Cape Hatteras Lighthouse

The black-and-white spiral of the Cape Hatteras Lighthouse is the tallest brick lighthouse in the United States and the signature image of the Outer Banks. One key planning note: the lighthouse is in the middle of a major restoration and remains closed to climbing through at least the end of 2026 because of structural issues uncovered during the work. The grounds, the Museum of the Sea, and the park store remain open and free to visit, so you can still see and photograph the tower up close, just not climb it on this trip.

Pea Island National Wildlife Refuge

On the northern end of Hatteras Island, Pea Island National Wildlife Refuge is a birder’s paradise with a documented list of more than 370 species. Pull off at the visitor center on Highway 12 (about four miles south of the Bonner Bridge), walk the easy trails and observation decks, and ask staff about recent sightings. Fall and winter are the standout seasons, when thousands of migratory ducks, geese, and swans pack the ponds.

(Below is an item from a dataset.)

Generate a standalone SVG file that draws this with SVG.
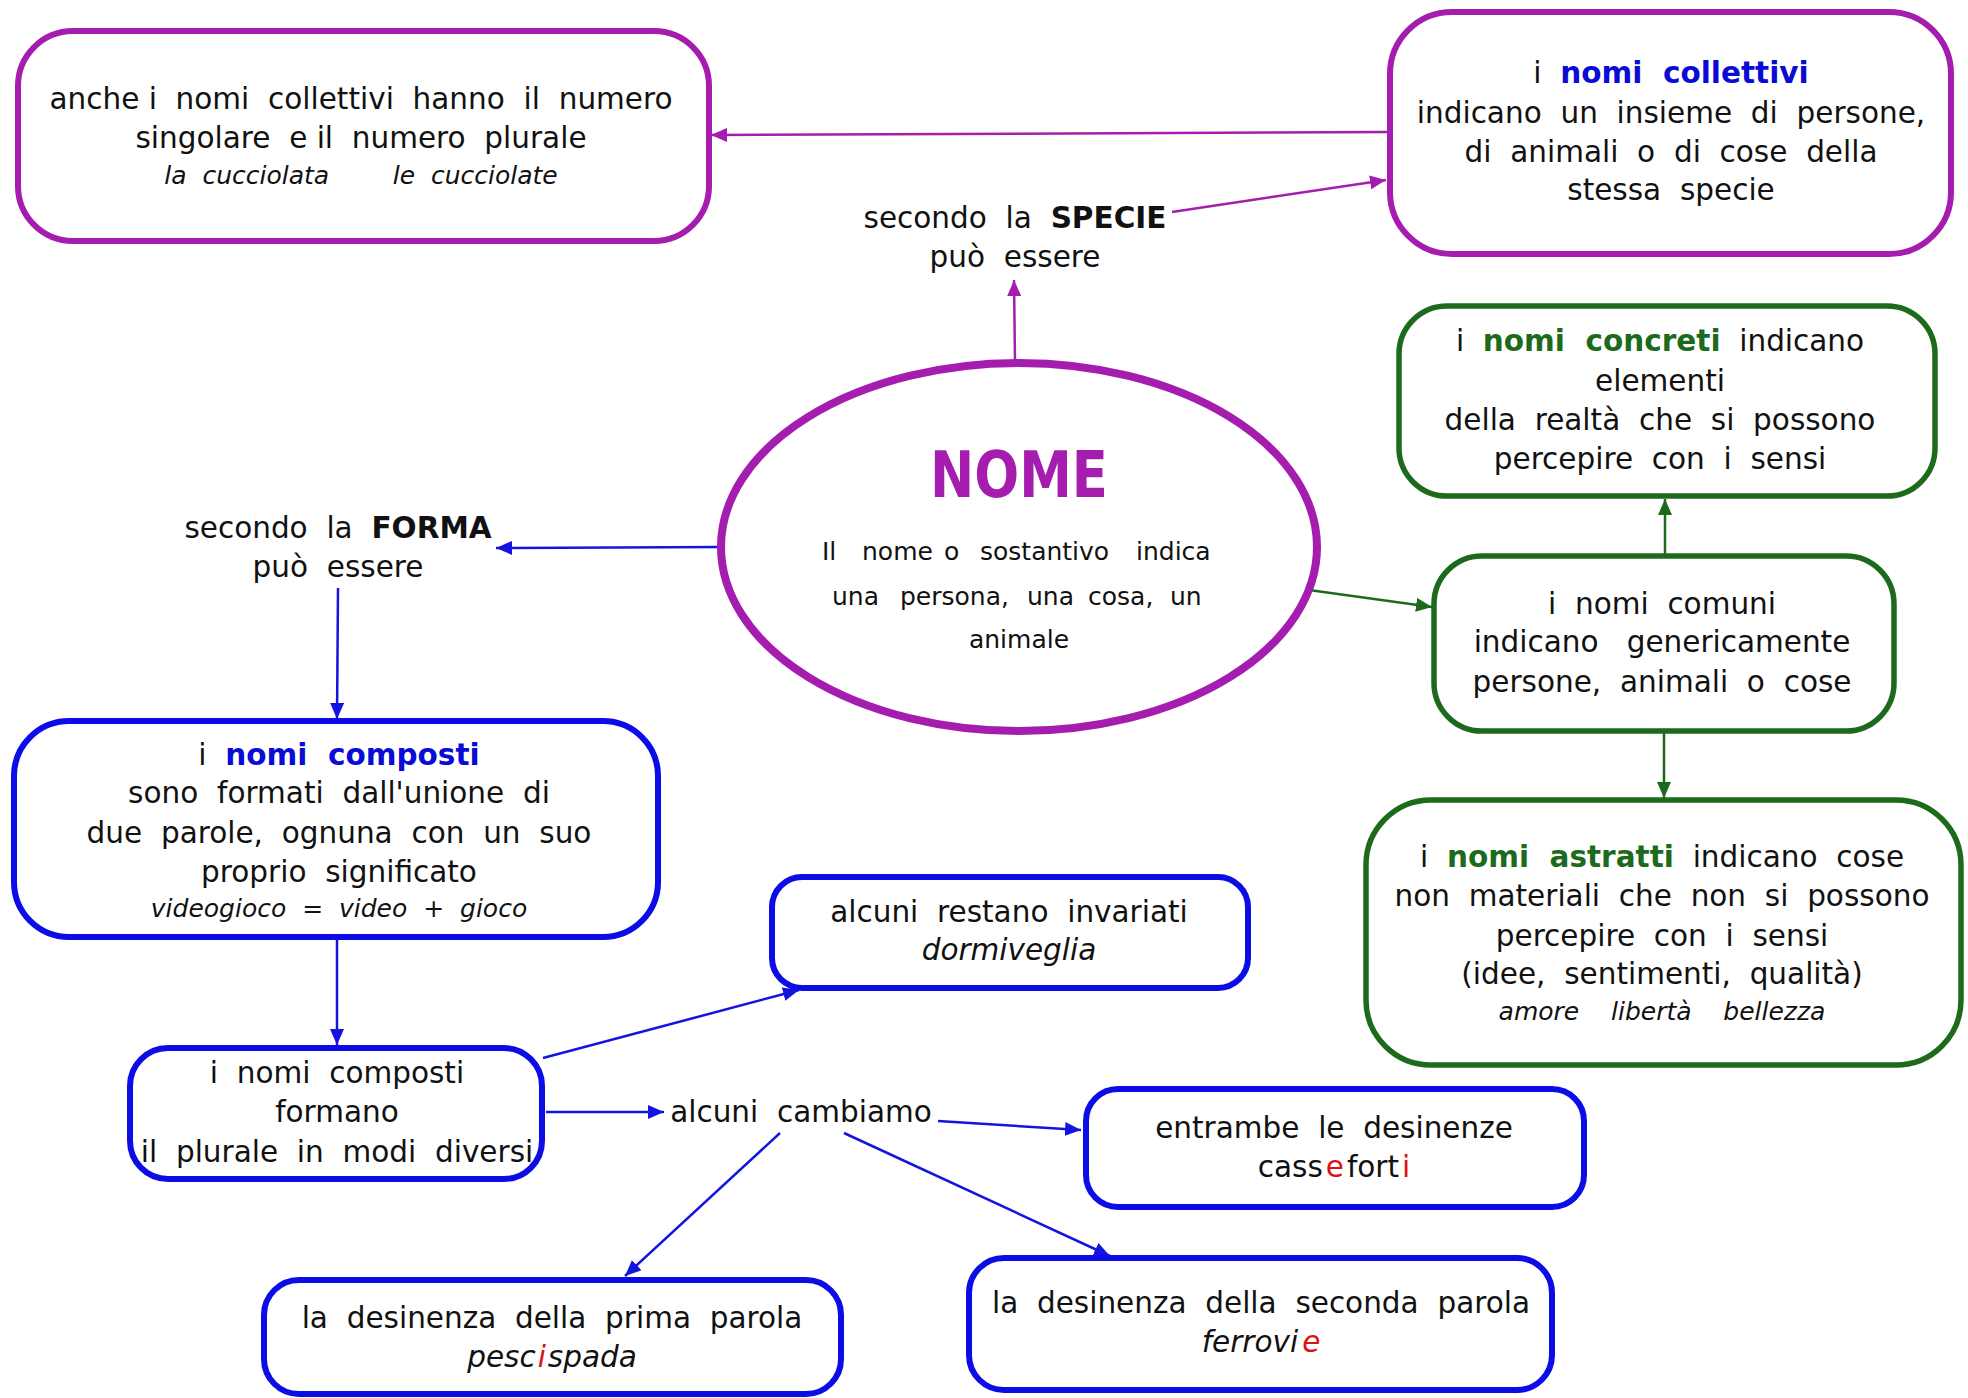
<svg xmlns="http://www.w3.org/2000/svg" width="1968" height="1398" viewBox="0 0 1968 1398">
<defs>
<style>
text{font-family:"DejaVu Sans","Liberation Sans",sans-serif;font-size:29.5px;fill:#111;text-anchor:middle;white-space:pre}
.it{font-style:italic}
.sm{font-size:25px}
.bd{font-weight:bold}
.blue{fill:#0b0bd6}
.green{fill:#1c6b1c}
.red{fill:#e01010}
.nome{font-weight:bold;font-size:64px;fill:#a51dae}
.sub{font-size:25px;text-anchor:start}
.bp{fill:#fff;stroke:#a51dae;stroke-width:6}
.bb{fill:#fff;stroke:#0c0ce6;stroke-width:6}
.bg{fill:#fff;stroke:#1d6a1d;stroke-width:5.5}
.cp{stroke:#a51dae;stroke-width:2.5;fill:none}
.cb{stroke:#1414e0;stroke-width:2.5;fill:none}
.cg{stroke:#1d6a1d;stroke-width:2.5;fill:none}
</style>
<marker id="ap" markerUnits="userSpaceOnUse" markerWidth="17" markerHeight="14" refX="16" refY="7" orient="auto"><path d="M0,0 L16,7 L0,14 z" fill="#a51dae"/></marker>
<marker id="ab" markerUnits="userSpaceOnUse" markerWidth="17" markerHeight="14" refX="16" refY="7" orient="auto"><path d="M0,0 L16,7 L0,14 z" fill="#1414e0"/></marker>
<marker id="ag" markerUnits="userSpaceOnUse" markerWidth="17" markerHeight="14" refX="16" refY="7" orient="auto"><path d="M0,0 L16,7 L0,14 z" fill="#1d6a1d"/></marker>
</defs>
<rect x="0" y="0" width="1968" height="1398" fill="#fff"/>

<g id="connectors">
<line class="cp" x1="1389" y1="132" x2="711" y2="135" marker-end="url(#ap)"/>
<line class="cp" x1="1172" y1="212" x2="1386" y2="180" marker-end="url(#ap)"/>
<line class="cp" x1="1015" y1="362" x2="1014" y2="280" marker-end="url(#ap)"/>
<line class="cb" x1="722" y1="547" x2="496" y2="548" marker-end="url(#ab)"/>
<line class="cb" x1="338" y1="588" x2="337" y2="719" marker-end="url(#ab)"/>
<line class="cb" x1="337" y1="940" x2="337" y2="1045" marker-end="url(#ab)"/>
<line class="cb" x1="543" y1="1058" x2="799" y2="990" marker-end="url(#ab)"/>
<line class="cb" x1="546" y1="1112" x2="664" y2="1112" stroke-width="3" marker-end="url(#ab)"/>
<line class="cb" x1="938" y1="1121" x2="1081" y2="1130" marker-end="url(#ab)"/>
<line class="cb" x1="780" y1="1133" x2="625" y2="1276" marker-end="url(#ab)"/>
<line class="cb" x1="844" y1="1133" x2="1110" y2="1256" marker-end="url(#ab)"/>
<line class="cg" x1="1309" y1="590" x2="1432" y2="607" marker-end="url(#ag)"/>
<line class="cg" x1="1665" y1="555" x2="1665" y2="499" marker-end="url(#ag)"/>
<line class="cg" x1="1664" y1="733" x2="1664" y2="798" marker-end="url(#ag)"/>
</g>

<g id="node-collettivi-numero">
<rect class="bp" x="18" y="31" width="691" height="210" rx="55"/>
<text x="361" y="109">anche i  nomi  collettivi  hanno  il  numero</text>
<text x="361" y="148">singolare  e il  numero  plurale</text>
<text class="it sm" x="361" y="184">la  cucciolata        le  cucciolate</text>
</g>

<g id="node-collettivi">
<rect class="bp" x="1390" y="12" width="561" height="242" rx="62"/>
<text x="1671" y="83">i  <tspan class="bd blue">nomi  collettivi</tspan></text>
<text x="1671" y="123">indicano  un  insieme  di  persone,</text>
<text x="1671" y="162">di  animali  o  di  cose  della</text>
<text x="1671" y="200">stessa  specie</text>
</g>

<g id="node-specie">
<text x="1015" y="228">secondo  la  <tspan class="bd">SPECIE</tspan></text>
<text x="1015" y="267">può  essere</text>
</g>

<g id="node-nome">
<ellipse cx="1019" cy="547" rx="298" ry="184" fill="#fff" stroke="#a51dae" stroke-width="8"/>
<text class="nome" x="1019" y="497" textLength="178" lengthAdjust="spacingAndGlyphs">NOME</text>
<text class="sub" y="560"><tspan x="822">Il</tspan><tspan x="862">nome</tspan><tspan x="944">o</tspan><tspan x="980">sostantivo</tspan><tspan x="1136">indica</tspan></text>
<text class="sub" y="605"><tspan x="832">una</tspan><tspan x="900">persona,</tspan><tspan x="1027">una</tspan><tspan x="1088">cosa,</tspan><tspan x="1170">un</tspan></text>
<text style="font-size:25px" x="1019" y="648">animale</text>
</g>

<g id="node-forma">
<text x="338" y="538">secondo  la  <tspan class="bd">FORMA</tspan></text>
<text x="338" y="577">può  essere</text>
</g>

<g id="node-composti">
<rect class="bb" x="14" y="721" width="644" height="216" rx="55"/>
<text x="339" y="765">i  <tspan class="bd blue">nomi  composti</tspan></text>
<text x="339" y="803">sono  formati  dall'unione  di</text>
<text x="339" y="843">due  parole,  ognuna  con  un  suo</text>
<text x="339" y="882">proprio  significato</text>
<text class="it sm" x="339" y="917">videogioco  =  video  +  gioco</text>
</g>

<g id="node-plurale">
<rect class="bb" x="130" y="1048" width="412" height="131" rx="38"/>
<text x="337" y="1083">i  nomi  composti</text>
<text x="337" y="1122">formano</text>
<text x="337" y="1162">il  plurale  in  modi  diversi</text>
</g>

<g id="node-invariati">
<rect class="bb" x="772" y="877" width="476" height="111" rx="30"/>
<text x="1009" y="922">alcuni  restano  invariati</text>
<text class="it" x="1009" y="960">dormiveglia</text>
</g>

<g id="node-cambiamo">
<text x="801" y="1122">alcuni  cambiamo</text>
</g>

<g id="node-entrambe">
<rect class="bb" x="1086" y="1089" width="498" height="118" rx="32"/>
<text x="1334" y="1138">entrambe  le  desinenze</text>
<text x="1334" y="1177">cass<tspan class="red" dx="3">e</tspan><tspan dx="3">fort</tspan><tspan class="red" dx="3">i</tspan></text>
</g>

<g id="node-prima">
<rect class="bb" x="264" y="1280" width="577" height="114" rx="35"/>
<text x="552" y="1328">la  desinenza  della  prima  parola</text>
<text class="it" x="552" y="1367">pesc<tspan class="red" dx="2">i</tspan><tspan dx="2">spada</tspan></text>
</g>

<g id="node-seconda">
<rect class="bb" x="969" y="1258" width="583" height="132" rx="35"/>
<text x="1261" y="1313">la  desinenza  della  seconda  parola</text>
<text class="it" x="1261" y="1352">ferrovi<tspan class="red" dx="4">e</tspan></text>
</g>

<g id="node-concreti">
<rect class="bg" x="1399" y="306" width="536" height="190" rx="48"/>
<text x="1660" y="351">i  <tspan class="bd green">nomi  concreti</tspan>  indicano</text>
<text x="1660" y="391">elementi</text>
<text x="1660" y="430">della  realtà  che  si  possono</text>
<text x="1660" y="469">percepire  con  i  sensi</text>
</g>

<g id="node-comuni">
<rect class="bg" x="1434" y="556" width="460" height="175" rx="48"/>
<text x="1662" y="614">i  nomi  comuni</text>
<text x="1662" y="652">indicano   genericamente</text>
<text x="1662" y="692">persone,  animali  o  cose</text>
</g>

<g id="node-astratti">
<rect class="bg" x="1366" y="800" width="595" height="265" rx="65"/>
<text x="1662" y="867">i  <tspan class="bd green">nomi  astratti</tspan>  indicano  cose</text>
<text x="1662" y="906">non  materiali  che  non  si  possono</text>
<text x="1662" y="946">percepire  con  i  sensi</text>
<text x="1662" y="984">(idee,  sentimenti,  qualità)</text>
<text class="it sm" x="1662" y="1020">amore    libertà    bellezza</text>
</g>
</svg>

  • Visitor center hours: Daily 9:00 a.m. to 4:00 p.m.
  • Admission: Free

Finish at Kill Devil Hills and Kitty Hawk

The northern Outer Banks towns of Nags Head, Kill Devil Hills, and Kitty Hawk are the most developed end of the trip, with the widest choice of hotels, rentals, and restaurants for your final night. They also hold the trip’s grand finale.

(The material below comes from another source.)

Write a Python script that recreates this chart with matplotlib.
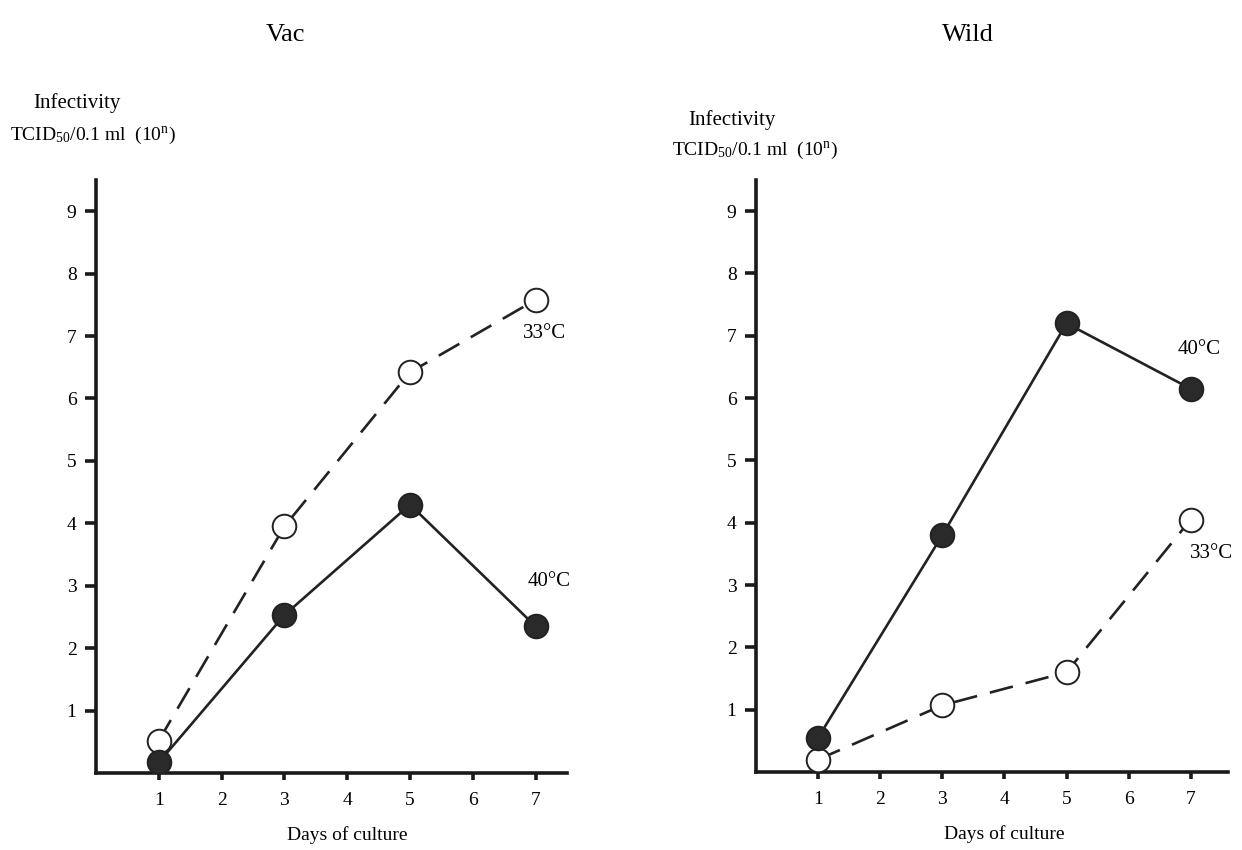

Wright Brothers National Memorial

It is hard to overstate the moment of standing where Orville and Wilbur Wright made the first powered, controlled flights on December 17, 1903. The Wright Brothers National Memorial marks the exact takeoff and landing points of those flights, with a granite monument atop Big Kill Devil Hill, a visitor center, and full-scale reproductions of the glider and the 1903 Flyer. It is the perfect, fitting end to a coast that has always been shaped by wind and water.

  • Address: 1401 National Park Drive, Manteo, NC 27954 (located in Kill Devil Hills on US 158)
  • Phone: 252-473-2111
  • Hours: Open every day except December 25; grounds and visitor center daytime hours apply, so confirm current times before arriving
  • Entrance fee: $10 per person ages 16 and up, valid seven days; children 15 and under free. An annual pass is $35. The park is cashless.

Plan Your Trip

This route works in either direction, but starting in Wilmington and ending at the Wright Brothers memorial gives the journey a satisfying arc from sea power to flight. For a comfortable pace, give yourself three to four days: one night in Wilmington, one on the Crystal Coast near Beaufort, and one or two on the Outer Banks.

  • Best seasons: Late April through May and mid-September through mid-November offer mild weather, lighter crowds, and the best birding, while summer brings the warmest water and the busiest ferries.
  • Ferries are part of the plan, not an afterthought: Build in extra time for the free Hatteras-Ocracoke run and the Cape Lookout passenger ferries, and always verify current schedules in advance.
  • Trip resources: For lodging, dining, and event updates, lean on official tourism sources such as Wilmington and Beaches and the Outer Banks Visitors Bureau.

One last practical tip: top off your gas tank before any island or ferry segment and pack a cooler with water and snacks. Services thin out fast once you leave the bigger towns, and the long, quiet stretches of Highway 12 are exactly what make this drive worth taking.